## PROVIDED MATERIAL
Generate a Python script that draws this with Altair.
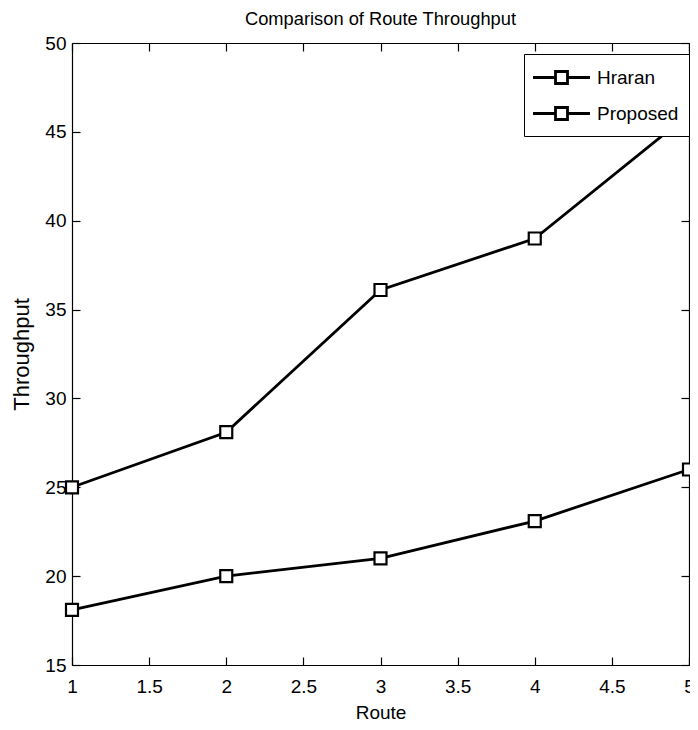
import altair as alt
import pandas as pd

routes = [1, 2, 3, 4, 5]
hraran = [18.1, 20.0, 21.0, 23.1, 26.0]
proposed = [25.0, 28.1, 36.1, 39.0, 46.0]
series_names = ["Hraran", "Proposed"]
x_ticks = [1, 1.5, 2, 2.5, 3, 3.5, 4, 4.5, 5]
y_ticks = [15, 20, 25, 30, 35, 40, 45, 50]

rows = []
for name, vals in zip(series_names, [hraran, proposed]):
    for r, v in zip(routes, vals):
        rows.append({"route": r, "value": v, "series": name})
df = pd.DataFrame(rows)

FONT = "Liberation Sans, Arial, sans-serif"
W, H = 617, 622

xscale = alt.Scale(domain=[1, 5], nice=False, zero=False)
yscale = alt.Scale(domain=[15, 50], nice=False, zero=False)

line_axis = dict(
    grid=False,
    domainColor="black",
    domainWidth=1.2,
    tickColor="black",
    tickWidth=1.2,
    tickSize=alt.ExprRef("-8"),
)
text_axis = dict(
    labelFont=FONT,
    labelFontSize=19,
    labelColor="black",
    titleFont=FONT,
    titleColor="black",
    titleFontWeight="normal",
    labelFlush=False,
    format="~g",
)

x_bottom = alt.Axis(values=x_ticks, title="Route", titleFontSize=19,
                    labelPadding=20, titleBaseline="alphabetic", titleY=53,
                    **line_axis, **text_axis)
y_left = alt.Axis(values=y_ticks, title="Throughput", titleFontSize=22,
                  labelPadding=14, titleBaseline="alphabetic", titleX=-44,
                  **line_axis, **text_axis)
x_top = alt.Axis(values=x_ticks, orient="top", labels=False, title=None, **line_axis)
y_right = alt.Axis(values=y_ticks, orient="right", labels=False, title=None, **line_axis)

legend_path = "M-2.4,0H-0.505M0.505,0H2.4M-0.505,-0.505H0.505V0.505H-0.505Z"

lines = alt.Chart(df).mark_line(strokeWidth=2.8).encode(
    x=alt.X("route:Q", scale=xscale, axis=x_bottom),
    y=alt.Y("value:Q", scale=yscale, axis=y_left),
    color=alt.Color(
        "series:N",
        scale=alt.Scale(domain=series_names, range=["black", "black"]),
        legend=alt.Legend(
            title=None,
            orient="none",
            legendX=452,
            legendY=11,
            symbolType=legend_path,
            symbolSize=564,
            symbolStrokeWidth=2.8,
            symbolStrokeColor="black",
            symbolFillColor="white",
            symbolOffset=14,
            labelOffset=22,
            labelFont=FONT,
            labelFontSize=19,
            labelColor="black",
            padding=10,
            rowPadding=10,
            strokeColor="black",
            fillColor="white",
        ),
    ),
)

points = alt.Chart(df).mark_point(
    shape="square", size=144, filled=True, fill="white", stroke="black", strokeWidth=2.2, opacity=1
).encode(
    x=alt.X("route:Q", scale=xscale, axis=x_top),
    y=alt.Y("value:Q", scale=yscale, axis=y_right),
    detail="series:N",
)

chart = alt.layer(lines, points).resolve_axis(x="independent", y="independent").properties(
    width=W,
    height=H,
    title=alt.TitleParams(
        "Comparison of Route Throughput",
        font=FONT,
        fontSize=18.3,
        fontWeight="normal",
        color="black",
        baseline="alphabetic",
        offset=-9,
    ),
    autosize=alt.AutoSizeParams(type="none"),
    padding={"left": 64, "top": 35, "right": 1, "bottom": 57},
).configure_view(stroke="black", strokeWidth=1.2).configure(background="white")

chart.save("out.html", embed_options={"renderer": "svg", "actions": False})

## EXERCISE OBJECTIVE
Skip every picture and return the lines above from the top through the one that contains "y_ticks = [15, 20, 25, 30, 35, 40, 45, 50]".

## WRITTEN RESPONSE
Generate a Python script that draws this with Altair.
import altair as alt
import pandas as pd

routes = [1, 2, 3, 4, 5]
hraran = [18.1, 20.0, 21.0, 23.1, 26.0]
proposed = [25.0, 28.1, 36.1, 39.0, 46.0]
series_names = ["Hraran", "Proposed"]
x_ticks = [1, 1.5, 2, 2.5, 3, 3.5, 4, 4.5, 5]
y_ticks = [15, 20, 25, 30, 35, 40, 45, 50]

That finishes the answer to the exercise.